Naano laughed. “The valleys of Gulmarg have seen a lot more,” she said. Everything from the shape of Sharmila Tagore’s slim body to Sridevi’s voluptuous thighs to Amrita Singh’s cleavage. The entire country ogled. Why didn’t anyone object?
But, it is Ramzan. Ruksar protested.
“So? Perhaps the models were not fasting.”
“Arre Naano!” Ruksar hated losing an argument to her Naano. She frowned. A familiar sense of discomfort crept into her chest. Her Naano had once said wisdom comes from being comfortable with the discomfort.
“Ruksar, you say everyone in Kashmir is talking about unknown models wearing tasteless dresses?”
“Yes”
“That is the point.”
“Huh?”
“That means no one is talking about how the Dal Lake has become a glorified sewer or that centuries-old forests are being chopped off ruthlessly up in the mountains.”
Naano walked slowly, with the help of a stick. Her lips quivered but she wouldn’t tire talking about the time when she was Ruksar’s age. “No one dared to tell me what to wear,” she said. “Or what not to wear.”
“Is that why you never wear a hijab?”
“What do we Sufis know about hijab, wijaab?” Naano said. “Indians brought it along when they brought corruption, injustice and arrogance to the valley.”
Naano stood quietly for a moment, like she was recollecting a memory buried deep in her past, eyebrows knotted together. Had the Indians not taken Kashmir for granted, she said, Kashmiri youth perhaps would not have adopted radical Islam that was so alien to the land she was born in. “Why would they dare pick up arms to defend a faith that just needed to be followed peacefully?”
She stopped to straighten her stick, took a breath and looked at Ruksar. “Do you know that is around the time your father began offering namaz five times a day?”
Ruksar raised her eyebrows. It was inconceivable that her father would miss prayers. Or at least had missed them in the past. “Until early 90s, abba didn’t pray five times?!”
“No one in our house did”
They both chuckled, imagining a time that was long gone.
“I think I even caught your abbu with a beer bottle once,” Naano winked.
That was clearly a stretch. Ruksar shook her head vigorously in disbelief.
“I can’t even ask him, he will be so angry at me!”
“Kashmiri women never stopped asking questions because it made someone angry.”
Naano was unbelievable.
“It is not that easy, you lived in different times.”
Naano smiled. “You are right.
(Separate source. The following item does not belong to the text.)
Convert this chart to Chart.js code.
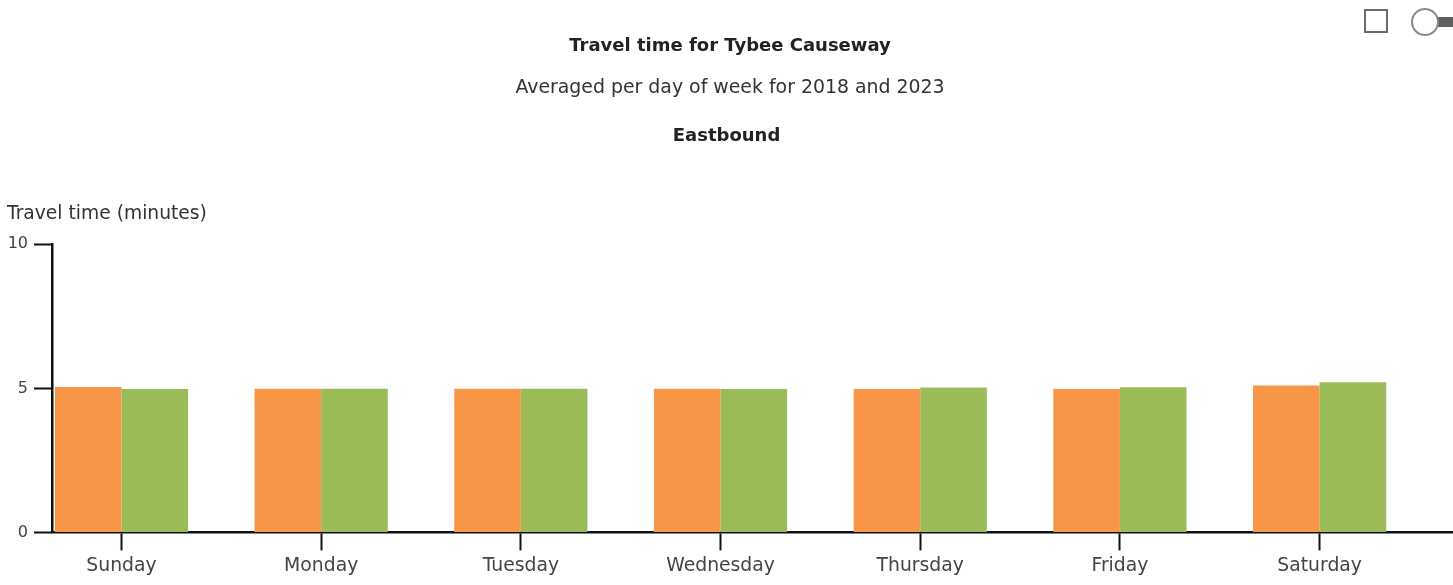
<!DOCTYPE html>
<html>
<head>
<meta charset="utf-8">
<script src="https://cdn.jsdelivr.net/npm/chart.js@4.4.1/dist/chart.umd.min.js"></script>
<style>
  html, body { margin: 0; padding: 0; background: #fff; }
  #wrap { position: relative; width: 1453px; height: 585px; overflow: hidden; }
  #chart { position: absolute; left: 0; top: 0; }
  .btn-square { position: absolute; left: 1364px; top: 9px; width: 20px; height: 20px; border: 2px solid #6b6b6b; }
  .toggle-knob { position: absolute; left: 1411px; top: 8px; width: 24px; height: 24px; border: 2px solid #8a8a8a; border-radius: 50%; background: #fff; z-index: 2; }
  .toggle-track { position: absolute; left: 1430px; top: 17px; width: 30px; height: 10px; background: #5f5f5f; z-index: 1; }
</style>
</head>
<body>
<div id="wrap">
  <canvas id="chart" width="1453" height="585"></canvas>
  <div class="btn-square"></div>
  <div class="toggle-track"></div>
  <div class="toggle-knob"></div>
</div>
<script>
const days = ['Sunday', 'Monday', 'Tuesday', 'Wednesday', 'Thursday', 'Friday', 'Saturday'];
const travel2018 = [5.05, 4.99, 4.99, 4.99, 4.98, 4.98, 5.10];
const travel2023 = [4.98, 4.99, 4.99, 4.98, 5.03, 5.04, 5.21];
const yTicks = [0, 5, 10];

const FONT = "'DejaVu Sans', Verdana, sans-serif";

// Day index -> point, so each day group sits on an integer position of the x axis
const toPoints = values => values.map((v, i) => ({ x: i, y: v }));

// Extra headings: direction label and the horizontal y-axis caption
const extraText = {
  id: 'extraText',
  afterDraw(chart) {
    const { ctx, chartArea } = chart;
    ctx.save();
    ctx.textBaseline = 'middle';
    ctx.fillStyle = '#222';
    ctx.font = `bold 18px ${FONT}`;
    ctx.textAlign = 'center';
    ctx.fillText('Eastbound', chart.width / 2, chartArea.top - 108);
    ctx.font = `18.7px ${FONT}`;
    ctx.fillStyle = '#333';
    ctx.textAlign = 'left';
    ctx.fillText('Travel time (minutes)', 7, chartArea.top - 30);
    ctx.restore();
  }
};

new Chart(document.getElementById('chart'), {
  type: 'bar',
  data: {
    datasets: [
      { label: '2018', data: toPoints(travel2018), backgroundColor: '#F79646', borderWidth: 0 },
      { label: '2023', data: toPoints(travel2023), backgroundColor: '#9BBB59', borderWidth: 0 }
    ]
  },
  options: {
    responsive: false,
    animation: false,
    events: [],
    layout: { padding: { left: 7, right: 0, top: 0, bottom: 4 } },
    datasets: { bar: { categoryPercentage: 0.667, barPercentage: 1.0 } },
    plugins: {
      legend: { display: false },
      tooltip: { enabled: false },
      title: {
        display: true,
        text: 'Travel time for Tybee Causeway',
        color: '#222',
        font: { family: FONT, size: 18, weight: 'bold', lineHeight: 1.2 },
        padding: { top: 36, bottom: 0 }
      },
      subtitle: {
        display: true,
        text: 'Averaged per day of week for 2018 and 2023',
        color: '#333',
        font: { family: FONT, size: 18.9, lineHeight: 1.2 },
        padding: { top: 19, bottom: 145 }
      }
    },
    scales: {
      x: {
        type: 'linear',
        min: -0.348,
        max: 6.668,
        offset: false,
        afterBuildTicks(scale) { scale.ticks = days.map((d, i) => ({ value: i })); },
        grid: { display: true, offset: false, drawOnChartArea: false, drawTicks: true, tickLength: 18, tickColor: '#111', tickWidth: 2 },
        border: { display: true, color: '#111', width: 2.5 },
        ticks: {
          color: '#444',
          font: { family: FONT, size: 18.8 },
          padding: 4,
          maxRotation: 0,
          autoSkip: false,
          callback: v => days[v]
        }
      },
      y: {
        min: 0,
        max: 10,
        afterBuildTicks(scale) { scale.ticks = yTicks.map(v => ({ value: v })); },
        afterFit(scale) { scale.width = 45; },
        grid: { display: true, drawOnChartArea: false, drawTicks: true, tickLength: 18, tickColor: '#111', tickWidth: 2 },
        border: { display: true, color: '#111', width: 2.5 },
        ticks: { color: '#444', font: { family: FONT, size: 16 }, padding: 6 }
      }
    }
  },
  plugins: [extraText]
});
</script>
</body>
</html>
I saw your grandfather being shot down by the police. I was there when militants dropped off your uncle’s dead body. You have seen none of those.”
“Now that is not fair, Naano.” When Ruksar smiled, her lips curled up. “You can’t use those examples more than once a week to get out of an argument. And you used them only yesterday!”
Naano held up her left hand, even as her right hand sunk the walking stick further into the ground. “Fine, then how about this - if you are not offended by some fashion show, it will not offend the politicians either.”
“I will think about it.” Ruksar had already thought about it.
They reached home in time for iftaar.